This is my dad.

A boy who left Italy at just sixteen years old.
Twenty-eight days on a boat, crossing the world with his mother, his auntie and his two brothers. Following his father, who had already come to Australia to try and build a life from nothing.
They arrived carrying hope, fear, and whatever they could hold in their hands.
From there, Dad left his family in South Australia and came to Sydney. This is where he worked relentlessly to build a life, raise a family and provide in the only way he knew how. Long days. Hard labour. No complaints. Making sure we never went without.
Providing wasn’t just something he did, it was who he was.
Responsibility shaped his identity. Love expressed through action, not always words.

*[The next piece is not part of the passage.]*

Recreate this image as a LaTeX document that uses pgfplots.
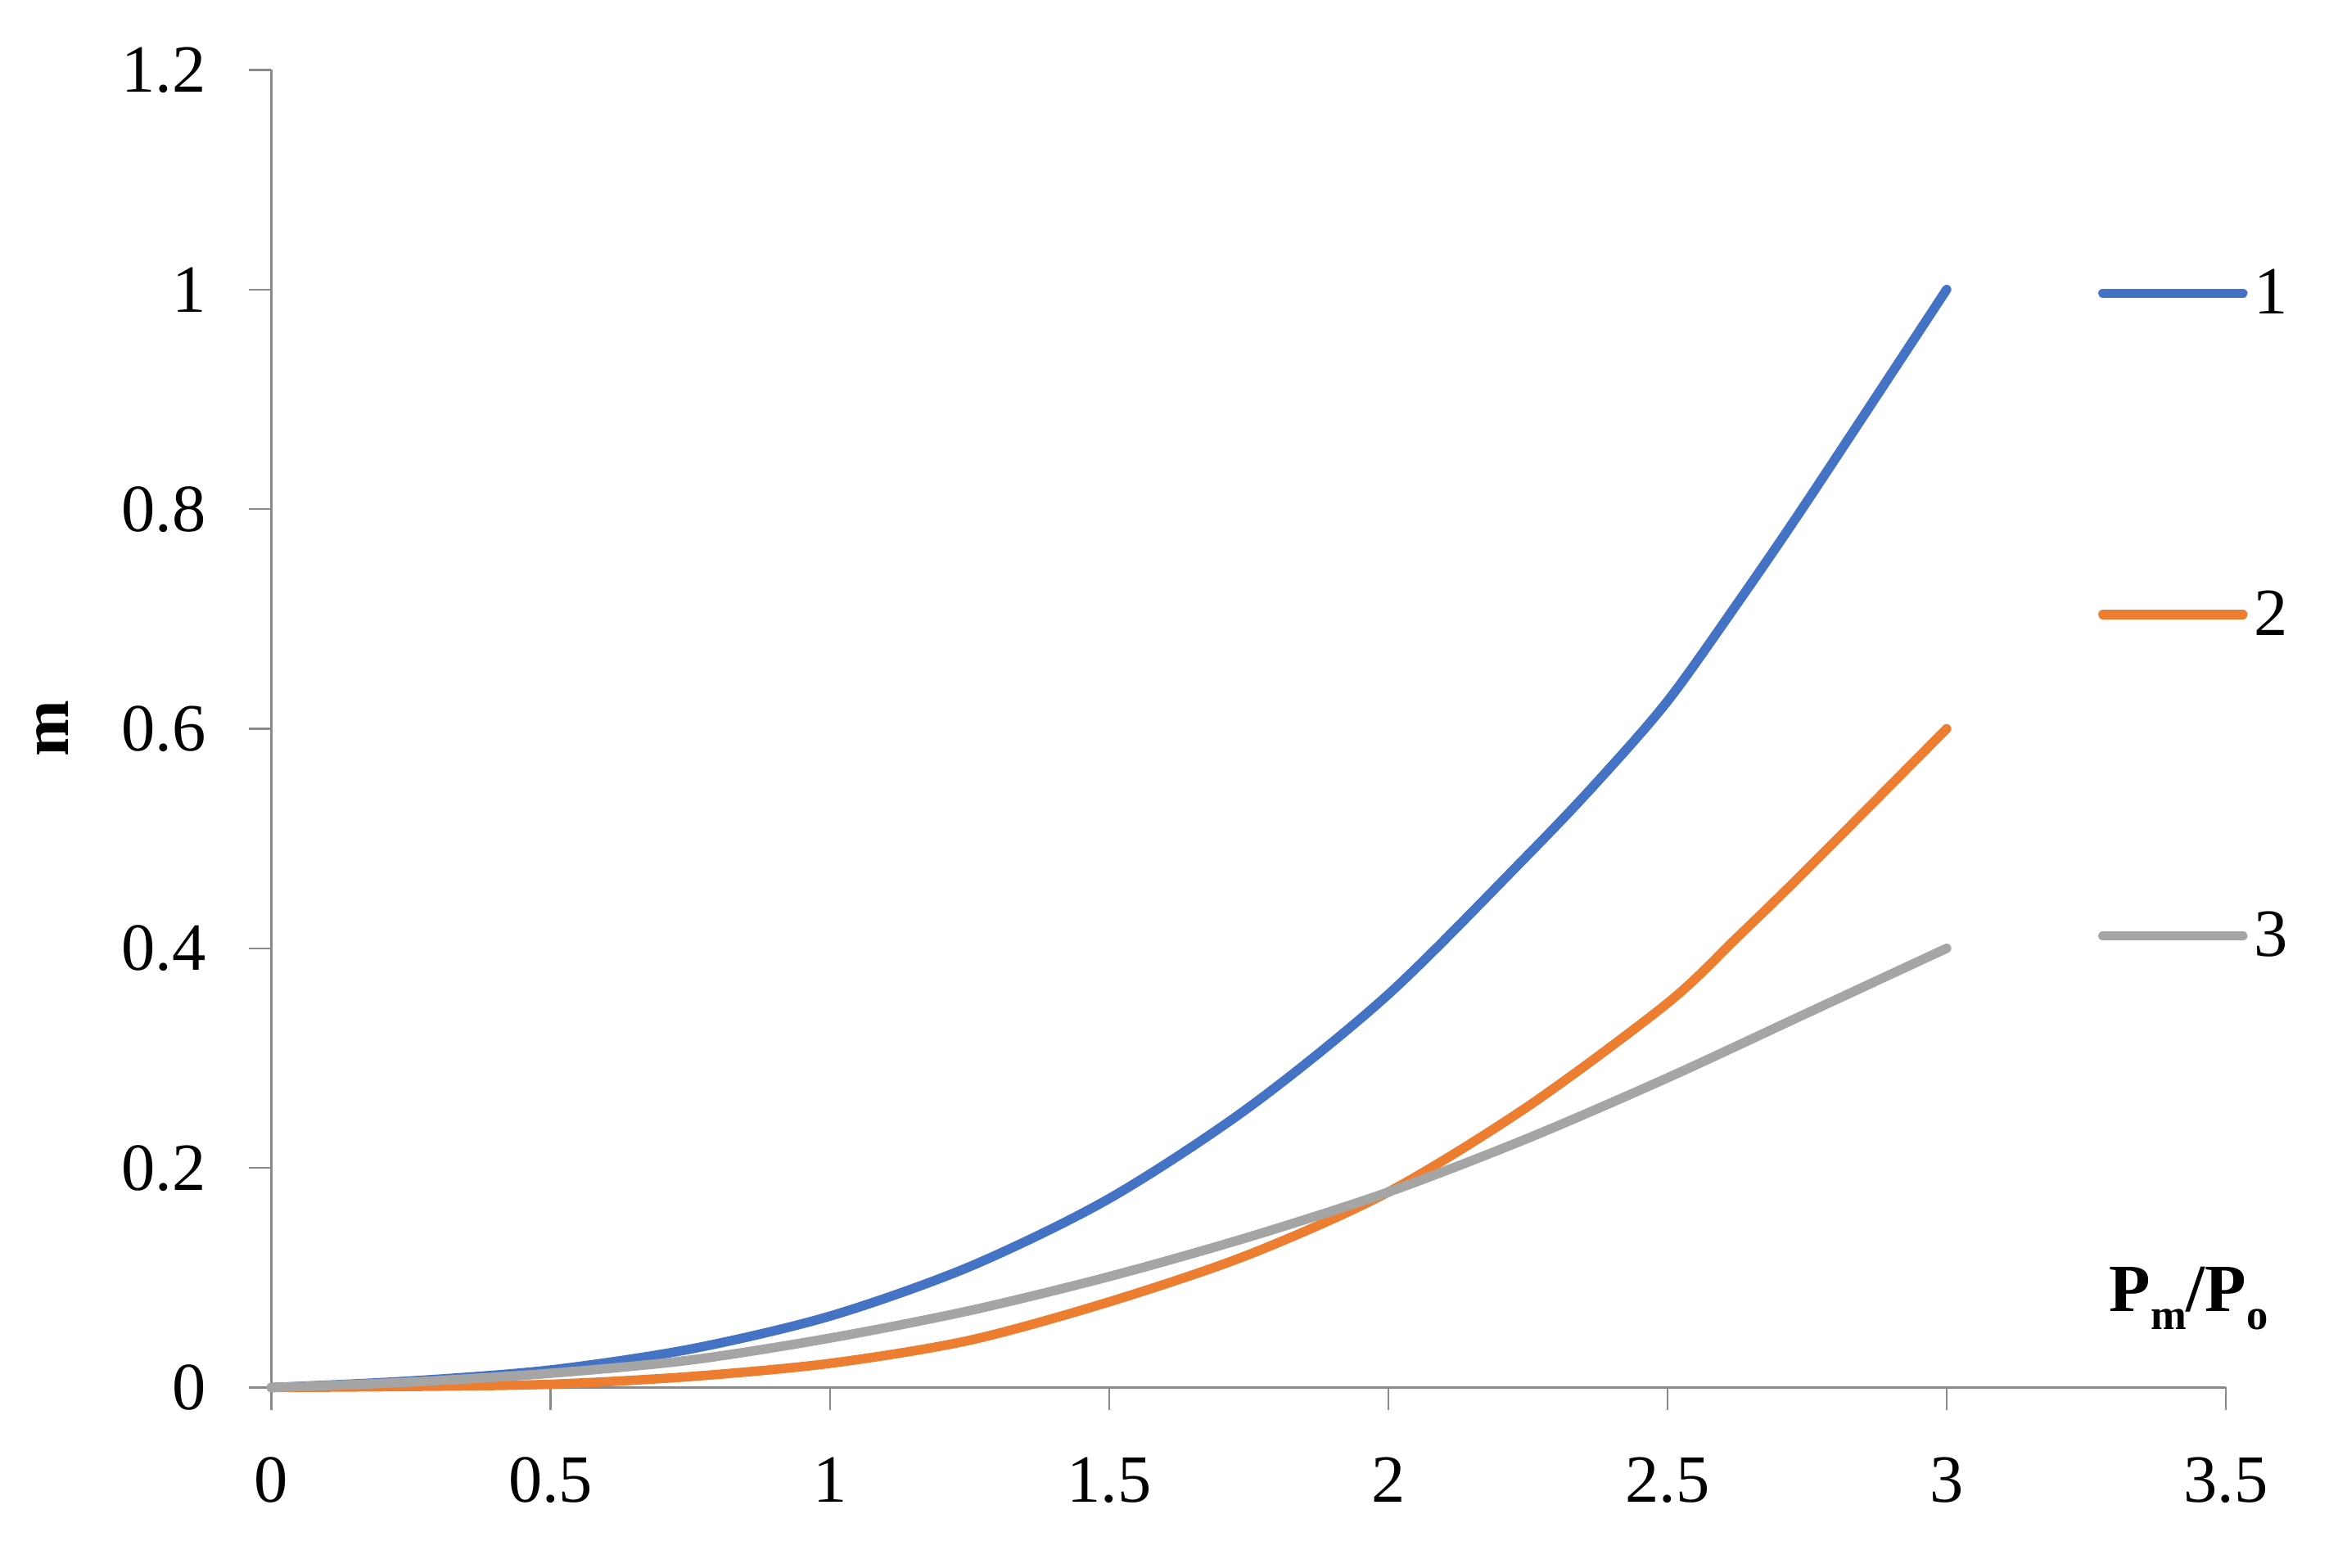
\documentclass[border=0pt]{standalone}
\usepackage{fontspec}
\setmainfont{Liberation Serif}
\usepackage{pgfplots}
\pgfplotsset{compat=1.18}
\definecolor{cblue}{HTML}{4472C4}
\definecolor{corange}{HTML}{ED7D31}
\definecolor{cgray}{HTML}{A5A5A5}
\definecolor{axgray}{HTML}{898989}
\pgfplotstableread{
x y
0 0
0.25 0.006
0.5 0.016
0.75 0.035
1 0.065
1.25 0.110
1.5 0.172
1.75 0.255
2 0.358
2.25 0.485
2.375 0.552
2.5 0.625
2.625 0.714
2.75 0.807
3 1.0
}\seriesA
\pgfplotstableread{
x y
0 0
0.25 0.001
0.5 0.003
0.75 0.010
1 0.022
1.25 0.043
1.5 0.078
1.75 0.121
2 0.178
2.25 0.256
2.5 0.350
2.625 0.410
2.75 0.472
3 0.6
}\seriesB
\pgfplotstableread{
x y
0 0
0.25 0.005
0.5 0.013
0.75 0.025
1 0.045
1.25 0.070
1.5 0.101
1.75 0.137
2 0.178
2.25 0.227
2.5 0.282
2.75 0.341
3 0.4
}\seriesC
\begin{document}
\begin{tikzpicture}
\path[use as bounding box] (-66.3pt,-44pt) rectangle (504.9pt,339.1pt);
\begin{axis}[
  at={(0pt,0pt)}, anchor=south west,
  scale only axis, width=477.5pt, height=322pt,
  xmin=0, xmax=3.5, ymin=0, ymax=1.2,
  clip=false,
  axis x line*=bottom, axis y line*=left,
  axis line style={axgray, line width=0.6pt, -},
  xtick={0,0.5,1,1.5,2,2.5,3,3.5},
  xticklabels={0,0.5,1,1.5,2,2.5,3,3.5},
  ytick={0,0.2,0.4,0.6,0.8,1,1.2},
  yticklabels={0,0.2,0.4,0.6,0.8,1,1.2},
  tick align=outside, tick pos=left,
  major tick length=5.5pt,
  tick style={axgray, line width=0.45pt},
  every tick label/.append style={font=\fontsize{16.5}{19}\selectfont, black},
  xticklabel style={yshift=-8pt},
  yticklabel style={xshift=-7pt},
  xlabel={\textbf{P\raisebox{-4.4pt}{\fontsize{10.5}{12}\selectfont m}/P\raisebox{-4.4pt}{\fontsize{10.5}{12}\selectfont o}}},
  xlabel style={at={(axis description cs:0.981,0.058)}, anchor=base, font=\fontsize{16.5}{19}\selectfont},
  ylabel={\textbf{m}},
  ylabel style={at={(axis description cs:-0.112,0.5)}, anchor=center, rotate=0, font=\fontsize{16.5}{19}\selectfont},
  legend style={draw=none, fill=none, inner sep=0pt, outer sep=0pt,
    at={(axis description cs:0.9347,0.5857)}, anchor=west,
    row sep=66.1pt, column sep=1.5pt,
    font=\fontsize{16.5}{19}\selectfont,
    nodes={inner sep=0pt}},
  legend cell align=left,
  legend image code/.code={\draw[#1, line cap=round] (0pt,0.3pt) -- (34.2pt,0.3pt);},
  every axis plot/.append style={line width=2.3pt, line cap=round, line join=round},
]
\addplot[cblue, smooth, no markers] table[x=x,y=y] {\seriesA};
\addlegendentry{1}
\addplot[corange, smooth, no markers] table[x=x,y=y] {\seriesB};
\addlegendentry{2}
\addplot[cgray, smooth, no markers] table[x=x,y=y] {\seriesC};
\addlegendentry{3}
\end{axis}
\end{tikzpicture}
\end{document}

Even when life was heavy, he kept going. Because that’s what he believed a father did.
Dad and I have had our clashes over the years, to say the least.
For a long time, I couldn’t separate my father from the illness he lived with. Bipolar disorder shaped close to thirty years of his life. Hospital stays. Highs. Lows. Distance. Silence.
Four years ago, my dad attempted to take his own life.
I found him.
That moment changed me forever.
I’ve struggled deeply since, but I understand the choice he made. I accept it. I’m still learning how to separate the man I loved and admired as a kid from the illness that influenced so many of his decisions. Still learning how to hold compassion without losing myself in the pain.
Dad also faced prostate cancer — which he beat — around the same time Mum was fighting breast cancer. During that period, I was in my own darkest place. Absent. Lost. Not the son I wish I had been when they needed me most.
That’s something I carry.
Something I’m learning to forgive myself for.
Today, Dad lives in an aged care facility, finally receiving the daily care, stability and dignity he deserves. Our relationship is still a work in progress. I still feel grief, anger, confusion and love, often all at once.
But day by day, I’m learning.
Learning to accept.
Learning to let go of what I can’t change.
Learning to meet him where he is now.
Most importantly, learning to give him the unconditional love he has always deserved, even when it’s hard.